No one actually believes me when I say I always do the dishes. Our defence system in many ways is a great weakness of ours. You’ll notice that the only time that it turns on is when we are feeling insecure or ashamed about our position. Anyone who is confident in themselves normally finds no need to defend themselves to all their accusers (though sitting in court may be a bit different of a story). I find this trend within Christianity all to strong.

Evangelism has turned into an evidence based, defence based technique. We show people how to ‘defend the faith’ or show them ‘evidence that demands a verdict’ so that they are confident in defending themselves wherever they go. We teach people to defend the inerrancy of the Bible so they can defend all their doctrines. We teach students to be strong and defend their faith and not to be ashamed. Could it be that in all of our attempts to defend our faith that we have blinded ourselves to why we do it in the first place? Could it be that the reason we are defending ourselves so intently is because we are insecure and guilty of something?

The reason evangelism as a word-based technique found ourselves among us is because slowly our lives failed to reflect the gospel. So we needed to start talking about it so at least it was getting out there. The reason evangelism as a defence based technique came to be is because we needed to defend ourselves against the accusations that were all around us. We have to defend with words and tell everyone that Jesus really does love them because we certainly weren’t showing it. We have to defend the fact that the bible was inerrant because our lives don’t represent the living and active story of God in them at all. We have to defend Jesus’ life and death historically because we failed at showing his presence among us. We have to defend biblical morals because we don’t live by them. We are scared, we are failing, we are guilty and we are finding ourselves in a place that we are comfortable with. So what do we do? We ramble and start talking. We try to prove our theology with our words and books instead of with our lives and love.

It’s time to get back to a living theology. It’s not nearly as important to convince your neighbour that the bible is actually the word of God and the Jesus actually existed as it is to invite him over for dinner and help him re-floor his house. Sometimes I think we should just shut up and love people and serve them. The over quoted St. Francis of Assisi says it best “preach the gospel at all times and when necessary use words.”

9 thoughts on “Evangelism: How Defending Ourselves Shows Our Weakness”

  1. “The reason evangelism as a word-based technique found ourselves among us is because slowly our lives failed to reflect the gospel.”

    Can you prove this?
    Was there a time when evangelism wasn’t word-based?

  2. Maybe my phrasing is off.
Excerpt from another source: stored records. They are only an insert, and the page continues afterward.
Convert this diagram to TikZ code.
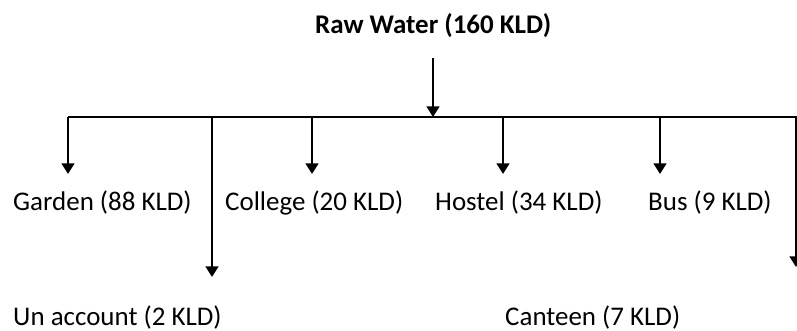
\documentclass[tikz,border=0pt]{standalone}
\usepackage{fontspec}
\setmainfont{Carlito}
\usetikzlibrary{arrows.meta}

\begin{document}
\begin{tikzpicture}[x=0.03cm,y=-0.03cm,
    lbl/.style={font=\fontsize{23}{27}\selectfont,inner sep=0pt,anchor=base west},
    head/.style={lbl,font=\fontsize{23}{27}\selectfont\bfseries},
    feed/.style={line width=1.2pt,black},
    arr/.style={-{Triangle[length=3.2mm,width=3.8mm]},line width=2.2pt,black}]
  \useasboundingbox (0,0) rectangle (797,330);
  \node[head] (raw) at (315,33) {Raw Water (160 KLD)};

  \node[lbl] (garden)  at (13,210)  {Garden (88 KLD)};
  \node[lbl] (college) at (225,210) {College (20 KLD)};
  \node[lbl] (hostel)  at (435,210) {Hostel (34 KLD)};
  \node[lbl] (bus)     at (648,210) {Bus (9 KLD)};
  \node[lbl] (unacc)   at (13,325)  {Un account (2 KLD)};
  \node[lbl] (canteen) at (505,325) {Canteen (7 KLD)};

  % feed line
  \coordinate (jGarden)  at (68,117);
  \coordinate (jUnacc)   at (212,117);
  \coordinate (jCollege) at (312,117);
  \coordinate (jRaw)     at (433,117);
  \coordinate (jHostel)  at (503,117);
  \coordinate (jBus)     at (660,117);
  \coordinate (jCanteen) at (796,117);
  \coordinate (jEnd)     at (797,117);
  \draw[feed] (jGarden) -- (jEnd);

  \coordinate (sRaw)     at (433,58);
  \coordinate (tGarden)  at (68,174);
  \coordinate (tUnacc)   at (212,277);
  \coordinate (tCollege) at (312,174);
  \coordinate (tHostel)  at (503,174);
  \coordinate (tBus)     at (660,174);
  \coordinate (tCanteen) at (796,267);

  \draw[arr] (sRaw) -- (jRaw);
  \draw[arr] (jGarden)  -- (tGarden);
  \draw[arr] (jUnacc)   -- (tUnacc);
  \draw[arr] (jCollege) -- (tCollege);
  \draw[arr] (jHostel)  -- (tHostel);
  \draw[arr] (jBus)     -- (tBus);
  \draw[arr] (jCanteen) -- (tCanteen);
\end{tikzpicture}
\end{document}
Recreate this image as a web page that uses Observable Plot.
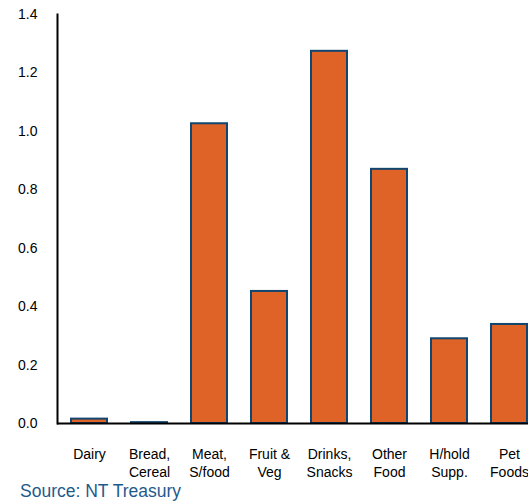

I don’t mean that it never existed, what i meant to say, and i now correct myself is it used to exist side by side with action based, but now it exists all alone.

  3. nathan, sorry to disagree but if you believe that making a defense for ones faith is a sign of weakness how do you deal with the 2nd century which is known as the time and the birth of the Christian apologists who found ways to use the ‘Classical’ culture to defend and proclaim the message of Jesus to the pagan rulers of the empire.

    Also, don’t do as others and take Francis of Assisi out of context. Just because he lives his faith out to demonstrate the gospel doesn’t mean he never used words.

    and lastly to quote St.Peter “But even if you should suffer for righteousness, you are blessed. Do not fear what they fear or be disturbed, but set apart the Messiah as Lord in your hearts, and always be ready to give a defense to anyone who asks you a reason for the hope that is in you.” 1 Peter 3:14-15.

    see you soon

  4. Disagreeing is where i learn.

    I’m not trying to discredit words comletely. What the post was tryng to do was point out how naturally we resort to falling back to words when our actions don’t meet up to what we are saying.

    There is obviously a place for words. All the great philosophers have taught us incredible amounts through words. The bible was written with words. Jesus combated heresy and the Pharisitical thinking with words.

    However, he was constantly using his words to point out how the Pharisees didn’t even do what they were telling others to do. In fact he told everyone to not do what they do because they aren’t practicing what they are preaching. He said that they talk and talk and talk but aren’t willing to help anyone do anything about it (Matt 23).

    Does that elaborate a bit?

    I think that in today’s culture that if we are unwilling or do not act out the gospel and are merely talking about it, then it is a sign of weakness.

    Could you explain how to take Francis of Assisi in context?

    Maybe I need to do a follow up post.

  5. Nathan if “we are unwilling or do not act out the gospel and are merely talking about it,” This is not a sign of weakness it’s a sign that you’re not a follow of Jesus.

    More thoughts on Francis of Assisi sometime soon.

  6. Oh my dear Nathan, something about your posts make me want to say “amen” not a phrase I really frequent. I hope one day I can hear you preach and shout it out in a service…that would be a first. haha..but what you say is so very true. I hope I can keep it in mind and remember to just love people at all times. I also read the apartment post – it is truly sad to be leaving this. My roommates are trying to con me into staying and just going to U of T next year. It’s such a struggle. I will miss your apartment though!! I’ve enjoyed just knowing you were across the street! Now that I’ve written a novel I’ll stop!